A Practical Checklist

Pre-opening

  • Choose jurisdictions where you can secure an ID/visa or place collateral.
  • Shortlist banks with clear non-resident or expat pathways and confirm reporting.
  • Prepare a compliance pack: IDs, address proof, source-of-funds, tax forms, references.

First 90 days

  • Fund accounts meaningfully; set up recurring inflows.
  • Place a fixed deposit sized to support a secured card and/or overdraft.
  • Obtain at least one product that reports to the local bureau.

Months 3–6

  • Add an installment trade line (credit-builder loan).
  • Keep utilization under 30% and automate payments.
  • Add utilities or mobile contracts that report.

Months 6–12

  • Request graduation or limit increases.
  • Collect reference letters and maintain a dossier of spotless statements.
  • Consider a second bank to diversify and create competition for your business.

Questions to Ask Your Banker

  • Does this card/loan report to the national credit bureau? Under what identifier?
  • Can I use a secured product to qualify for unsecured in 6–12 months?
  • What minimum balance or salary transfer improves my internal score?
  • If I open in your offshore entity, does any credit history flow into the domestic bureau?
  • For corporate credit, what financials and time-in-business do you require, and do you report corporate trade lines?

Write these down and get answers in email. Ambiguity costs you months.

What If You Can’t Get Residency?

You still have options:

  • Build in one market where a passport-based file is accepted (e.g., Panama) and use documentation for references.
  • Leverage a global bank relationship for internal approvals when you later secure residency elsewhere.
  • Focus on corporate credit with a domestic entity and personal guarantees. Gradually reduce guarantees as the company builds its own file.

Avoid: “credit by proxy” schemes with intermediaries adding you to obscure trade lines. Lenders are increasingly adept at spotting synthetic behavior.

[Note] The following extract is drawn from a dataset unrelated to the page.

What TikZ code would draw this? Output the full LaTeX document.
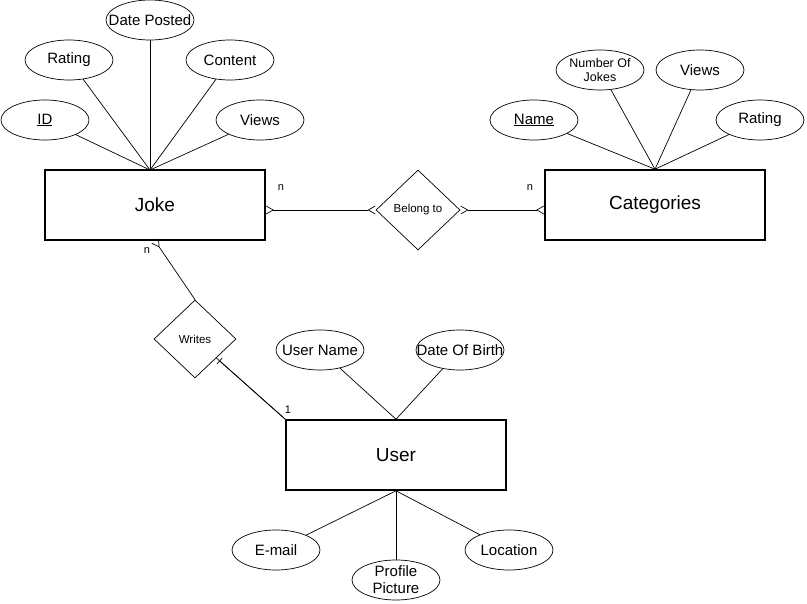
\documentclass[tikz,border=0pt]{standalone}
\usepackage{fontspec}
\setmainfont{Liberation Sans}
\usetikzlibrary{shapes.geometric,arrows.meta}

\begin{document}
\begin{tikzpicture}[x=1pt,y=-1pt,
    entity/.style={draw,line width=1.6pt,minimum width=220pt,minimum height=70pt,font=\fontsize{19}{22}\selectfont},
    attrib/.style={draw,ellipse,line width=0.7pt,minimum width=88pt,minimum height=40pt,inner xsep=-15pt,inner ysep=-6pt,font=\fontsize{15}{17}\selectfont,align=center},
    relation/.style={draw,diamond,line width=0.7pt,minimum width=84pt,minimum height=80pt,inner sep=0pt,font=\fontsize{11.5}{13}\selectfont},
    card/.style={font=\fontsize{11}{13}\selectfont,inner sep=0pt},
    link/.style={line width=0.7pt},
    crow/.tip={Straight Barb[reversed,length=7pt,width=8pt]}]
    \useasboundingbox (0,0) rectangle (807,604);

    % entities
    \node[entity] (joke) at (155,205) {Joke};
    \node[entity] (categories) at (655,205) {Categories};
    \node[entity] (user) at (396,455) {User};

    % relationships
    \node[relation] (belong) at (418,210) {Belong to};
    \node[relation,minimum width=82pt,minimum height=78pt] (writes) at (195,339) {Writes};

    % attributes of Joke
    \node[attrib] (jid) at (45,120) {\underline{ID}};
    \node[attrib] (jrating) at (69,60) {Rating};
    \node[attrib] (jdate) at (150,20) {Date Posted};
    \node[attrib] (jcontent) at (230,60) {Content};
    \node[attrib] (jviews) at (260,120) {Views};

    % attributes of Categories
    \node[attrib] (cname) at (534,120) {\underline{Name}};
    \node[attrib,font=\fontsize{12.5}{14}\selectfont] (cnumber) at (600,70) {Number Of\\Jokes};
    \node[attrib] (cviews) at (700,70) {Views};
    \node[attrib] (crating) at (760,120) {Rating};

    % attributes of User
    \node[attrib] (uname) at (320,350) {User Name};
    \node[attrib] (udob) at (460,350) {Date Of Birth};
    \node[attrib] (uemail) at (276,550) {E-mail};
    \node[attrib] (upicture) at (396,580) {Profile\\Picture};
    \node[attrib] (ulocation) at (509,550) {Location};

    \coordinate (jtop) at (150,170);
    \foreach \a in {jid,jrating,jdate,jcontent,jviews}
        \draw[link] (\a) -- (jtop);
    \foreach \a in {cname,cnumber,cviews,crating}
        \draw[link] (\a) -- (categories.north);
    \foreach \a in {uname,udob}
        \draw[link] (\a) -- (user.north);
    \foreach \a in {uemail,upicture,ulocation}
        \draw[link] (\a) -- (user.south);

    % relationship lines
    \draw[link,crow-crow] (joke.east |- belong) -- (belong.west);
    \draw[link,crow-crow] (belong.east) -- (belong.east -| categories.west);
    \draw[link,crow-] (joke.south) -- (writes.north);
    \draw[link] (writes) -- (user.north west);
    \draw[link,shorten <=4pt,{Bar[width=8pt]}-] (writes) -- (user.north west);

    % cardinalities
    \node[card] (cardjb) at (281,188) {n};
    \node[card] (cardcb) at (530,188) {n};
    \node[card] (cardjw) at (147,251) {n};
    \node[card] (carduw) at (288,410) {1};
\end{tikzpicture}
\end{document}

Practical Numbers: What “Good” Looks Like

  • 2–3 active trade lines (1–2 cards + 1 installment) with 12 months of perfect payment history
  • Aggregate credit limits 1–2x your monthly net income or a low debt-to-income ratio if larger
  • Utilization consistently below 20%
  • Zero late payments, zero returned debits, zero overlimit events
  • Few hard inquiries (ideally under 3 in 12 months)

Most scoring systems will treat this as a stable, low-risk profile—even as a newcomer.

Bringing It All Together

The playbook isn’t glamorous, but it works:

  • Select one jurisdiction where you can truly participate (ID, address, income).
  • Open with a bank that actually reports and start with collateralized credit.
  • Layer an installment loan, keep utilization low, and automate everything.
  • After 6–12 months, graduate to unsecured and diversify sensibly.
  • Maintain pristine conduct and gather documentation to support future moves.

The myth is that offshore credit is a secret handshake for the ultra-wealthy. The reality is systematic: consistent behavior, correct identifiers, and the right products in the right entity. Do those three things, and you’ll have a usable offshore credit history that opens doors—without drama, and without surprises when policies tighten or markets shift.